Recently I listened to a podcast by Timothy Keller about decision making and God's guidance. The message proved timely, considering the day I took in the message was three days after deciding to accept a staff position at Penn State University with the Christian Student Fellowship. Later that same  day upon taking in the podcast I also proposed to my now fiance. 

One of his points reiterated some teaching I'd also digested from "My Utmost For His Highest" by Oswald Chambers. Keller asserted that while God plans out our life, many of the decisions are up to us. Whether we decide one way or another, God will plan our lives accordingly, but we are responsible for what we decide. Chambers likewise asserted that God doesn't call some people to missions and not others, but that he calls all and the decision is up to us. 

In Isaiah 6, the prophet over hears God asking the question "Whom shall I send? And who will go for us?" Isaiah responds with "Here am I. Send me!" God didn't single out the prophet, but the prophet saw the need and responded with a willing spirit. With Penn State, I saw the need for additional staff on campus. After seeking to minister to college students for several years, and aiming to be campus ministry staff full time, the choice was clear. My only alternative consisted of remaining on the sidelines of full time ministry, and continuing to live a life that would have been more self serving and less dependent on God through faith. 

Likewise with Joanna. During college I came to see that the soul mate idea was complete fiction. There is no one perfect person out there for everybody. Paul himself asserted that for some people, it is better to remain unmarried in order to focus solely on God's kingdom without the commitments a family makes. He also asserts that for some people, it is better to marry if they can impact God's kingdom in a more holy way together than separate. Every relationship requires work, trust, and commitment to meet the needs of your spouse exclusively while also having many of your needs exclusively met in return. Spouses can't meet every need, and indeed God must be the well you draw from first. You also need to keep your base of friends and family. But meeting needs requires work.

With Joanna, I saw early on her heart to worship God. I saw a heart that was close to Him, and drew close on a consistent basis through prayer, scripture, teaching, and being involved in missions. I saw in her a spirit I could truly trust, and someone who would equally desire to minister to others in her own way (currently through nursing). Our purpose drew from Ephesians 5, my aim being to ultimately help her to bring more glory to God.
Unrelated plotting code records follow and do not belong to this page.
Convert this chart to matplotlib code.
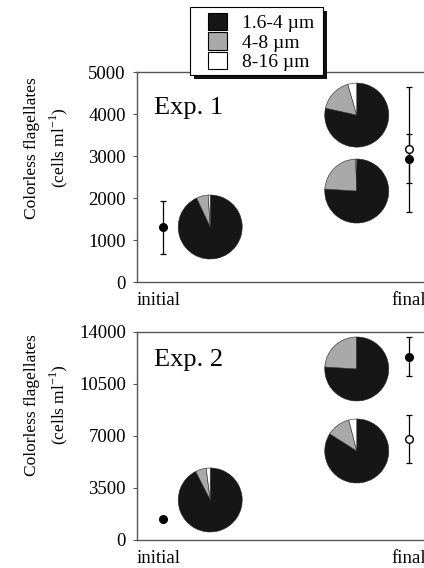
import numpy as np
from matplotlib import pyplot as plt
from matplotlib.patches import Patch, Rectangle

plt.rcParams['font.family'] = ['Liberation Serif', 'DejaVu Serif']
plt.rcParams['mathtext.fontset'] = 'custom'
plt.rcParams['mathtext.rm'] = 'Liberation Serif'

size_classes = ['1.6-4 µm', '4-8 µm', '8-16 µm']
class_colors = ['#161616', '#a9a9a9', '#ffffff']

# x positions: initial sample and final samples
x_initial = 0.85
x_final = 8.9
x_pie_initial = 2.4
x_pie_final = 7.2

# Exp. 1 cell counts (mean, lower, upper)
exp1_initial = [1310, 667, 1930]
exp1_final_filled = [2930, 1667, 4640]
exp1_final_open = [3170, 2357, 3520]
# Exp. 1 pie fractions (1.6-4, 4-8, 8-16 um) and pie centre heights
exp1_pie_initial = [93, 6, 1]
exp1_pie_final_upper = [78.5, 17, 4.5]
exp1_pie_final_lower = [76, 23.5, 0.5]
exp1_pie_y = [1310, 3976, 2167]

# Exp. 2
exp2_initial = [1410, 1410, 1410]
exp2_final_filled = [12320, 11040, 13660]
exp2_final_open = [6800, 5180, 8410]
exp2_pie_initial = [92.5, 5.5, 2]
exp2_pie_final_upper = [76, 24, 0]
exp2_pie_final_lower = [84, 12, 4]
exp2_pie_y = [2692, 11510, 5990]

W, H = 424, 568
fig = plt.figure(figsize=(W / 100, H / 100), dpi=100)
ax1 = fig.add_axes([0.323, 0.5035, 0.72, 0.3695])
ax2 = fig.add_axes([0.323, 0.0493, 0.72, 0.3662])

PIE_R_PX = 32


def add_pie(ax, xc, yc, fracs):
    # convert pixel radius to data units around the centre
    p = ax.transData.transform((xc, yc))
    inv = ax.transData.inverted()
    x0, y0 = inv.transform((p[0] - PIE_R_PX, p[1] - PIE_R_PX))
    x1, y1 = inv.transform((p[0] + PIE_R_PX, p[1] + PIE_R_PX))
    inset = ax.inset_axes([x0, y0, x1 - x0, y1 - y0], transform=ax.transData)
    inset.pie(fracs, colors=class_colors, startangle=90, counterclock=False,
              wedgeprops=dict(edgecolor='#222222', linewidth=0.4))
    inset.set_xlim(-1.0, 1.0)
    inset.set_ylim(-1.0, 1.0)
    inset.set_aspect('equal')
    inset.axis('off')


def draw_panel(ax, ymax, yticks, label, label_y, ylab_y, initial,
               final_filled, final_open, pies, pie_y):
    ax.set_xlim(0, 10)
    ax.set_ylim(0, ymax)
    ax.set_yticks(yticks)
    ax.set_yticklabels([str(t) for t in yticks], fontsize=13.5)
    ax.tick_params(axis='y', direction='out', length=3, color='#555555', pad=5)
    ax.set_xticks([0, 8.35])
    ax.set_xticklabels(['initial', 'final'], fontsize=13.5)
    for lab in ax.get_xticklabels():
        lab.set_ha('left')
    ax.tick_params(axis='x', length=0, pad=7)
    for s in ax.spines.values():
        s.set_color('#555555')
        s.set_linewidth(1.0)

    for (m, lo, hi), x, fc in [(initial, x_initial, 'black'),
                               (final_filled, x_final, 'black'),
                               (final_open, x_final, 'white')]:
        ax.errorbar([x], [m], yerr=[[m - lo], [hi - m]], fmt='o', color='black',
                    mfc=fc, mec='black', ms=5.5, elinewidth=0.9, capsize=2.5,
                    capthick=0.9, zorder=3)

    ax.text(0.056, label_y, label, transform=ax.transAxes, fontsize=19,
            ha='left', va='center')
    ax.set_ylabel('Colorless flagellates\n(cells ml$^{-1}$)', fontsize=12.5,
                  linespacing=1.5)
    ax.yaxis.set_label_coords(-0.218, ylab_y)

    fig.canvas.draw()
    add_pie(ax, x_pie_initial, pie_y[0], pies[0])
    add_pie(ax, x_pie_final, pie_y[1], pies[1])
    add_pie(ax, x_pie_final, pie_y[2], pies[2])


draw_panel(ax1, 5000, [0, 1000, 2000, 3000, 4000, 5000], 'Exp. 1', 0.83, 0.64,
           exp1_initial, exp1_final_filled, exp1_final_open,
           [exp1_pie_initial, exp1_pie_final_upper, exp1_pie_final_lower],
           exp1_pie_y)
draw_panel(ax2, 14000, [0, 3500, 7000, 10500, 14000], 'Exp. 2', 0.865, 0.65,
           exp2_initial, exp2_final_filled, exp2_final_open,
           [exp2_pie_initial, exp2_pie_final_upper, exp2_pie_final_lower],
           exp2_pie_y)

# legend box with a hard drop shadow
box_x0, box_y0, box_x1, box_y1 = 190, 7, 323, 75
shadow = Rectangle(((box_x0 + 4) / W, 1 - (box_y1 + 4) / H),
                   (box_x1 - box_x0) / W, (box_y1 - box_y0) / H,
                   transform=fig.transFigure, facecolor='#111111',
                   edgecolor='none', zorder=5)
frame = Rectangle((box_x0 / W, 1 - box_y1 / H),
                  (box_x1 - box_x0) / W, (box_y1 - box_y0) / H,
                  transform=fig.transFigure, facecolor='white',
                  edgecolor='black', linewidth=0.8, zorder=6)
fig.add_artist(shadow)
fig.add_artist(frame)

handles = [Patch(facecolor=c, edgecolor='black', linewidth=0.8) for c in class_colors]
leg = fig.legend(handles, size_classes, loc='upper left',
                 bbox_to_anchor=(208 / W, 1 - 13 / H), fontsize=14,
                 frameon=False, labelspacing=0.0, handlelength=0.98,
                 handleheight=1.0, handletextpad=0.77, borderpad=0,
                 borderaxespad=0)
leg.set_zorder(10)

fig.savefig('out.png', dpi=100)
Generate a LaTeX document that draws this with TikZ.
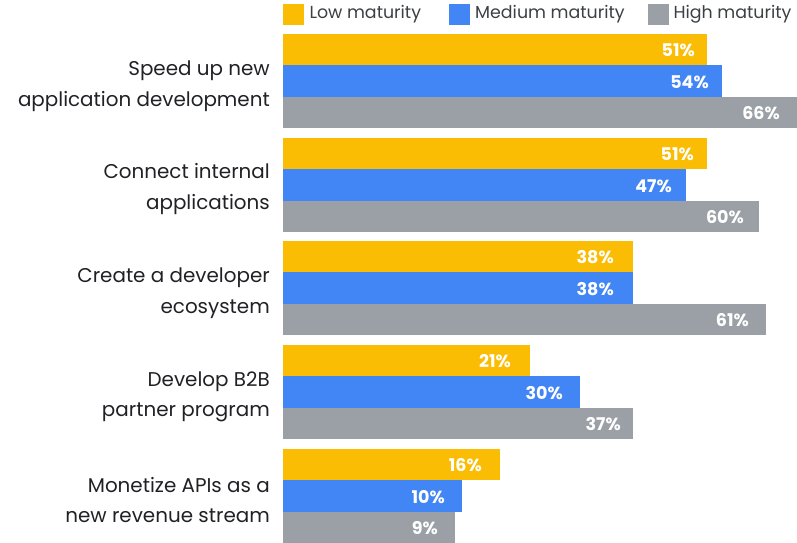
\documentclass[tikz,border=0pt]{standalone}
\usepackage{fontspec}
\setmainfont{Poppins}
\definecolor{cyel}{HTML}{FBBC04}
\definecolor{cblu}{HTML}{4285F4}
\definecolor{cgry}{HTML}{9AA0A6}
\definecolor{ctxt}{HTML}{202124}
\definecolor{cleg}{HTML}{3C4043}
\newcommand\mybar[6]{%
  \fill[#4] (282.5,#2) rectangle (#3,#2+31.4);
  \node[val] (#1) at (#5,#2+16.5) {#6};
}
\begin{document}
\begin{tikzpicture}[x=1pt,y=-1pt,
  val/.style={anchor=east,inner sep=0pt,text=white,font=\fontsize{17.5}{19}\selectfont\bfseries},
  lab/.style={anchor=east,inner sep=0pt,align=right,text=ctxt,font=\fontsize{19.9}{30.5}\selectfont},
  leg/.style={anchor=west,inner sep=0pt,text=cleg,font=\fontsize{17.4}{19}\selectfont},
  sw/.style={minimum width=20.6pt,minimum height=20.6pt,inner sep=0pt,anchor=west}]
\useasboundingbox (0,0) rectangle (797,542);
% legend
\node[sw,fill=cyel] (s1) at (282.7,14.3) {};
\node[leg] (t1) at (309.3,14.3) {Low maturity};
\node[sw,fill=cblu] (s2) at (448.7,14.3) {};
\node[leg] (t2) at (475,14.3) {Medium maturity};
\node[sw,fill=cgry] (s3) at (648,14.3) {};
\node[leg] (t3) at (673.3,14.3) {High maturity};
% group 1
\mybar{v11}{34}{707}{cyel}{695}{51\%}
\mybar{v12}{65.3}{722}{cblu}{709}{54\%}
\mybar{v13}{96.6}{797}{cgry}{780}{66\%}
% group 2
\mybar{v21}{138}{707}{cyel}{694}{51\%}
\mybar{v22}{169.3}{686}{cblu}{672}{47\%}
\mybar{v23}{200.6}{759}{cgry}{744}{60\%}
% group 3
\mybar{v31}{241}{633}{cyel}{614}{38\%}
\mybar{v32}{272.3}{633}{cblu}{614}{38\%}
\mybar{v33}{303.6}{766}{cgry}{749}{61\%}
% group 4
\mybar{v41}{345}{530}{cyel}{511}{21\%}
\mybar{v42}{376.3}{580}{cblu}{563}{30\%}
\mybar{v43}{407.6}{633}{cgry}{621}{37\%}
% group 5
\mybar{v51}{449}{500}{cyel}{482}{16\%}
\mybar{v52}{480.3}{462}{cblu}{445}{10\%}
\mybar{v53}{511.6}{455}{cgry}{438}{9\%}
% category labels
\node[lab] (c1) at (270,86) {Speed up new\\application development};
\node[lab] (c2) at (270,189) {Connect internal\\applications};
\node[lab] (c3) at (270,293) {Create a developer\\ecosystem};
\node[lab] (c4) at (270,397) {Develop B2B\\partner program};
\node[lab] (c5) at (270,500) {Monetize APIs as a\\new revenue stream};
\end{tikzpicture}
\end{document}
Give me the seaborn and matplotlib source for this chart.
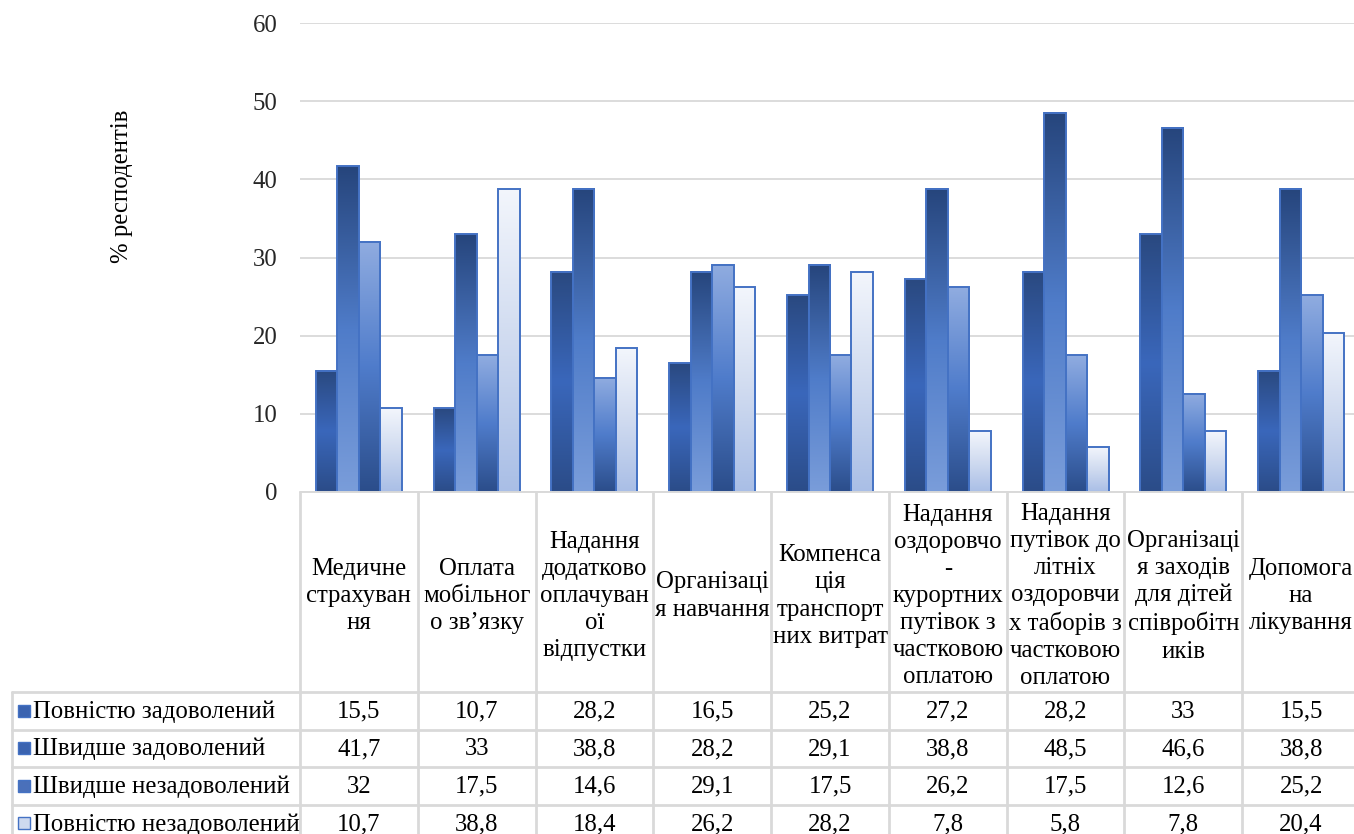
import numpy as np
import pandas as pd
import matplotlib
matplotlib.use("Agg")
import matplotlib.pyplot as plt
from matplotlib.colors import LinearSegmentedColormap
from matplotlib.transforms import blended_transform_factory
import seaborn as sns

categories = [
    "Медичне\nстрахуван\nня",
    "Оплата\nмобільног\nо зв’язку",
    "Надання\nдодатково\nоплачуван\nої\nвідпустки",
    "Організаці\nя навчання",
    "Компенса\nція\nтранспорт\nних витрат",
    "Надання\nоздоровчо\n-\nкурортних\nпутівок з\nчастковою\nоплатою",
    "Надання\nпутівок до\nлітніх\nоздоровчи\nх таборів з\nчастковою\nоплатою",
    "Організаці\nя заходів\nдля дітей\nспівробітн\nиків",
    "Допомога\nна\nлікування",
]
series_names = [
    "Повністю задоволений",
    "Швидше задоволений",
    "Швидше незадоволений",
    "Повністю незадоволений",
]
fully_satisfied = [15.5, 10.7, 28.2, 16.5, 25.2, 27.2, 28.2, 33, 15.5]
rather_satisfied = [41.7, 33, 38.8, 28.2, 29.1, 38.8, 48.5, 46.6, 38.8]
rather_unsatisfied = [32, 17.5, 14.6, 29.1, 17.5, 26.2, 17.5, 12.6, 25.2]
fully_unsatisfied = [10.7, 38.8, 18.4, 26.2, 28.2, 7.8, 5.8, 7.8, 20.4]
series_values = [fully_satisfied, rather_satisfied, rather_unsatisfied, fully_unsatisfied]
y_ticks = [0, 10, 20, 30, 40, 50, 60]
y_label = "% респодентів"

rows = []
for name, vals in zip(series_names, series_values):
    for cat, v in zip(categories, vals):
        rows.append({"category": cat, "series": name, "value": v})
df = pd.DataFrame(rows)

# vertical gradients (top -> bottom) for each series
gradients = [
    ["#2a4980", "#3a67bb", "#2b4c88"],
    ["#26457c", "#4f7cc9", "#7a9dda"],
    ["#90ace0", "#4f7ccb", "#2b4d8a"],
    ["#f3f6fc", "#d0dbf0", "#a9bee6"],
]
key_colors = ["#3a63b0", "#3a63b0", "#4a70ba", "#cdd9ef"]
edge = "#4472C4"
grid_c = "#d9d9d9"

sns.set_theme(style="white")
plt.rcParams["font.family"] = "serif"
plt.rcParams["font.serif"] = ["Liberation Serif", "DejaVu Serif"]

FS = 17.8
W, H = 1354, 834
fig = plt.figure(figsize=(W / 100, H / 100), dpi=100)

x0_px, x1_px = 300, 1360
y0_px, y1_px = 492, 23
ax = fig.add_axes([x0_px / W, (H - y0_px) / H, (x1_px - x0_px) / W, (y0_px - y1_px) / H])

palette = {n: g[1] for n, g in zip(series_names, gradients)}
sns.barplot(data=df, x="category", y="value", hue="series", hue_order=series_names,
            order=categories, palette=palette, width=0.73, legend=False,
            edgecolor=edge, linewidth=1.4, saturation=1, ax=ax, zorder=3)

ax.set_yticks(y_ticks)
ax.set_yticklabels([str(t) for t in y_ticks], fontsize=FS, color="#262626")
ax.tick_params(axis="y", length=0, pad=16)
ax.set_xticks([])
ax.set_xlabel("")
ax.set_ylabel("")
for s in ax.spines.values():
    s.set_visible(False)
ax.yaxis.grid(True, color=grid_c, linewidth=1.3, zorder=0)
ax.set_axisbelow(True)

# gradient fill inside every bar
n_cat = len(categories)
bars = list(ax.patches)
for i, p in enumerate(bars[: n_cat * len(series_names)]):
    si = i // n_cat
    cmap = LinearSegmentedColormap.from_list(f"g{si}", gradients[si])
    x, y = p.get_x(), p.get_y()
    w, h = p.get_width(), p.get_height()
    grad = np.linspace(0, 1, 256).reshape(-1, 1)
    ax.imshow(grad, cmap=cmap, aspect="auto", extent=(x, x + w, y, y + h),
              origin="upper", zorder=3.5, interpolation="bilinear")
    p.set_facecolor("none")
    p.set_zorder(4)
ax.set_xlim(-0.5, n_cat - 0.5)
ax.set_ylim(0, 60)

fig.text(122 / W, 1 - 186 / H, y_label, rotation=90, ha="center", va="center",
         fontsize=FS, color="black")

# data table under the plot, drawn in pixel rows
ov = fig.add_axes([0, 0, 1, 1], facecolor="none")
ov.set_xlim(0, W)
ov.set_ylim(H, 0)
ov.axis("off")
tr = blended_transform_factory(ax.transData, ov.transData)

row_lines = [692, 729.5, 767, 804.5, 842]
ov.plot([x0_px, W], [y0_px, y0_px], color=grid_c, lw=1.4, zorder=1)
for yl in row_lines[:-1]:
    ov.plot([12, W], [yl, yl], color=grid_c, lw=2.0)
ov.plot([12, 12], [row_lines[0], H], color=grid_c, lw=2.0)
for k in range(n_cat + 1):
    ov.plot([k - 0.5, k - 0.5], [y0_px, H], color=grid_c, lw=2.0, transform=tr)

for k, cat in enumerate(categories):
    ov.text(k, 596, cat, ha="center", va="center", fontsize=FS,
            linespacing=1.3, transform=tr, color="black")

for r, (name, vals) in enumerate(zip(series_names, series_values)):
    yc = (row_lines[r] + row_lines[r + 1]) / 2 + 1
    ov.add_patch(plt.Rectangle((18, yc - 7), 12, 12, facecolor=key_colors[r],
                               edgecolor=edge, lw=1.0))
    ov.text(33, yc, name, ha="left", va="center", fontsize=FS, color="black")
    for k, v in enumerate(vals):
        ov.text(k, yc, f"{v:g}".replace(".", ","), ha="center", va="center",
                fontsize=FS, color="black", transform=tr)

fig.savefig("out.png", dpi=100)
After several months of intentional courting, I came to a point of believing I could better serve Joanna as a husband, and if she was willing, she as my wife. Thus I chose to propose. Marriage is  no light decision to be made, nor did I decide lightly. But I decided with a Godly purpose. When you make decisions based on scripture, out of consideration for others, and what will be best for yourself, there's often no wrong choice to be made.